■ Problem to work on: Give the number of lines that include the word "this", and nothing else.

■ Exercise data:
....

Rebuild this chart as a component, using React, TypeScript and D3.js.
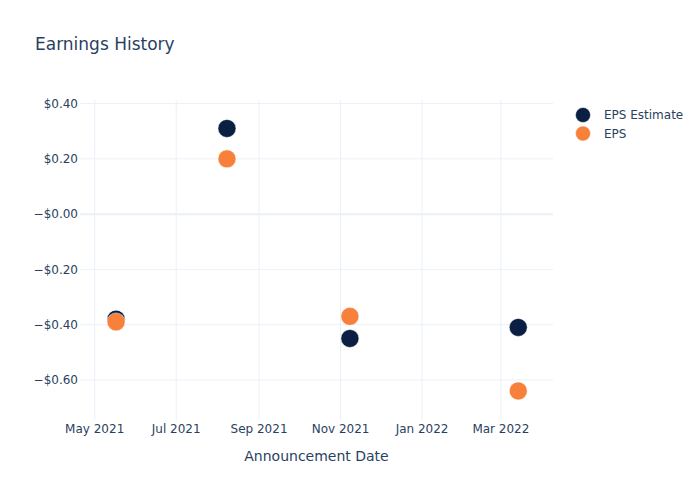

....

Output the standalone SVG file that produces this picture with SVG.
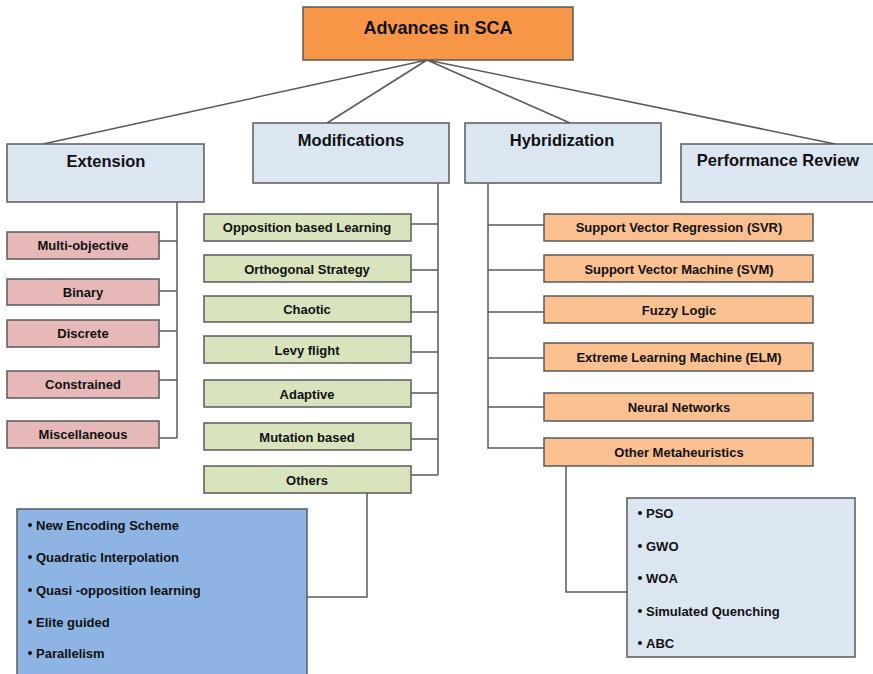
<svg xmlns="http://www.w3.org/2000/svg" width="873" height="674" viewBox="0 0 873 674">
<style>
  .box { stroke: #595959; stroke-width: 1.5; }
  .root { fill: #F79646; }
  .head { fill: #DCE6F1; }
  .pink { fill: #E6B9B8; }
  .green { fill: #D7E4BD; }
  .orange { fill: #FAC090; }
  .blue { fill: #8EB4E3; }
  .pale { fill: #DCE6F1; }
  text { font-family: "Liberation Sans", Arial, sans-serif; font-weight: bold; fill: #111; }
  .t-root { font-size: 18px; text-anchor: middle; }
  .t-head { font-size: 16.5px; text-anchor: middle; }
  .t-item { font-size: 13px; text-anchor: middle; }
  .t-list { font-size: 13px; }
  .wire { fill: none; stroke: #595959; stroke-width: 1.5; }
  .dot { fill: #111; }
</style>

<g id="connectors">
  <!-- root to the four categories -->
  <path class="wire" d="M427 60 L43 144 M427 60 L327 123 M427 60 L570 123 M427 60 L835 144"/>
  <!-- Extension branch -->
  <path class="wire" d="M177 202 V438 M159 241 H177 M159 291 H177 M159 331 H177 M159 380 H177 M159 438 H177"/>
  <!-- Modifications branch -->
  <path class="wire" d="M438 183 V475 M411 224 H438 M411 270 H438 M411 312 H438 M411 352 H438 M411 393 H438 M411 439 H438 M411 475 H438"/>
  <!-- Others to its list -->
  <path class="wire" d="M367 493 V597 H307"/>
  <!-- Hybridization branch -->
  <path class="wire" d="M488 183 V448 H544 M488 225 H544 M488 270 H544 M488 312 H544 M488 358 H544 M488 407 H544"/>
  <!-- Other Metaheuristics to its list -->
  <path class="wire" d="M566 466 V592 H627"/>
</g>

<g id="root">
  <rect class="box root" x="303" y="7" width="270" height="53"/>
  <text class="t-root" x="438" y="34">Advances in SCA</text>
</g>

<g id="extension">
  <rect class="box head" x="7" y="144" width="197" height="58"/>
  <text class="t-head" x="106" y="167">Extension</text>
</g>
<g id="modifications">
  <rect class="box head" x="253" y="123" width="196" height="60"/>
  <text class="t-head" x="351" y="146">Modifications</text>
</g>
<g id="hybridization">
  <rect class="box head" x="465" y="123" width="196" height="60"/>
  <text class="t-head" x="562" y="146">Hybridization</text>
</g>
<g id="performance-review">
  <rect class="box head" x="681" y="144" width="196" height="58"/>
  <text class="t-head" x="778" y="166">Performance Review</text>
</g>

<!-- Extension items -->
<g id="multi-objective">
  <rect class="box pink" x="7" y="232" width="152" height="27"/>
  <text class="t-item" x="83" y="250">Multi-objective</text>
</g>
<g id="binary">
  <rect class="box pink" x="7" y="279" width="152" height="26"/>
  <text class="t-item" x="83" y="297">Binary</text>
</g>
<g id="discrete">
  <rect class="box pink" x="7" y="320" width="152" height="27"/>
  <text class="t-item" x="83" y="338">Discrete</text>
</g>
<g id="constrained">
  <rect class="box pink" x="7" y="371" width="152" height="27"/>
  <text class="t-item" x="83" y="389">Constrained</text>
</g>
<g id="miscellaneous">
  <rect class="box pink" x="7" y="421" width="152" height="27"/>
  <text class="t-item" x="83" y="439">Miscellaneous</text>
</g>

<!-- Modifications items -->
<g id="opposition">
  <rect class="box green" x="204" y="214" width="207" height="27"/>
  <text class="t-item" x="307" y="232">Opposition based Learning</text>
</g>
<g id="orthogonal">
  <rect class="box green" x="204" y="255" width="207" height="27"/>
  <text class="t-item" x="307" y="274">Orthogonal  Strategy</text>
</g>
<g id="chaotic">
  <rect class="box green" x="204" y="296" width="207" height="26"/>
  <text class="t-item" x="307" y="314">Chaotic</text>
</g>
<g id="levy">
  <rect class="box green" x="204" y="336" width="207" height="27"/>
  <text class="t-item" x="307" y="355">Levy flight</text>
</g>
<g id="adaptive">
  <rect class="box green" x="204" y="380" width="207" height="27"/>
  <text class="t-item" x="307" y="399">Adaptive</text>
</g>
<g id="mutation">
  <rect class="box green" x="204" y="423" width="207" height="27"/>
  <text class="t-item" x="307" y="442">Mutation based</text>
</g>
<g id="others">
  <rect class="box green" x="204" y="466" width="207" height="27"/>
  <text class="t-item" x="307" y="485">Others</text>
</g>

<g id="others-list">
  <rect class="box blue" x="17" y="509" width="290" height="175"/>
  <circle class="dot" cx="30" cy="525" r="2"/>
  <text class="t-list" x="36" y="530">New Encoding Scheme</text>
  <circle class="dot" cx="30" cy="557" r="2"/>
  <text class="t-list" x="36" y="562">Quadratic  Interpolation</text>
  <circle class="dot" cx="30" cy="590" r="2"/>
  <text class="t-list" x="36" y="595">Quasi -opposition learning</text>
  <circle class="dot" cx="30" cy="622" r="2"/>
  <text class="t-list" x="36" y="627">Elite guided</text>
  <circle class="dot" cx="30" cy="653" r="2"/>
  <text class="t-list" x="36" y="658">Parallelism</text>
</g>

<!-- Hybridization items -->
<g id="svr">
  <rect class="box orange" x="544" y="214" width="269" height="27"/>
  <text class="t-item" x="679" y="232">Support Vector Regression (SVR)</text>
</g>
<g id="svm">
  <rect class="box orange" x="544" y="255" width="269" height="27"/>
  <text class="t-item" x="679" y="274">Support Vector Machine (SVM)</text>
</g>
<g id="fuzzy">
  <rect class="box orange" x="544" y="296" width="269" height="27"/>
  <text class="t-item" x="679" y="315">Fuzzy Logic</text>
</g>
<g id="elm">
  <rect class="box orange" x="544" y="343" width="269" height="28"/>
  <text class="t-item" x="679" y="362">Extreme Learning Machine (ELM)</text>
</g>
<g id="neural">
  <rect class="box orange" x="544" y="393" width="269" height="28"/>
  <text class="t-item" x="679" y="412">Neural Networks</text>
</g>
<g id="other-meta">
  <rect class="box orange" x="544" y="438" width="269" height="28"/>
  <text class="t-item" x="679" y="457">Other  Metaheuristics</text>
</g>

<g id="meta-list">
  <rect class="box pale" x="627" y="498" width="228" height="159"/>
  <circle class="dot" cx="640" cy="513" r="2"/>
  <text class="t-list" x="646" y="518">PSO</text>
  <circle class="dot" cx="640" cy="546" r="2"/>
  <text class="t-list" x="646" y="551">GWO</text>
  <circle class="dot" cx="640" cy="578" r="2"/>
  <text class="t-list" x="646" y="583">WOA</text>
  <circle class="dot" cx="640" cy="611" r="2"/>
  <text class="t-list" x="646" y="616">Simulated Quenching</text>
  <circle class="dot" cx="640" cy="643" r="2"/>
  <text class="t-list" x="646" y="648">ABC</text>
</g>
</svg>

....

■ Answer to the task: 2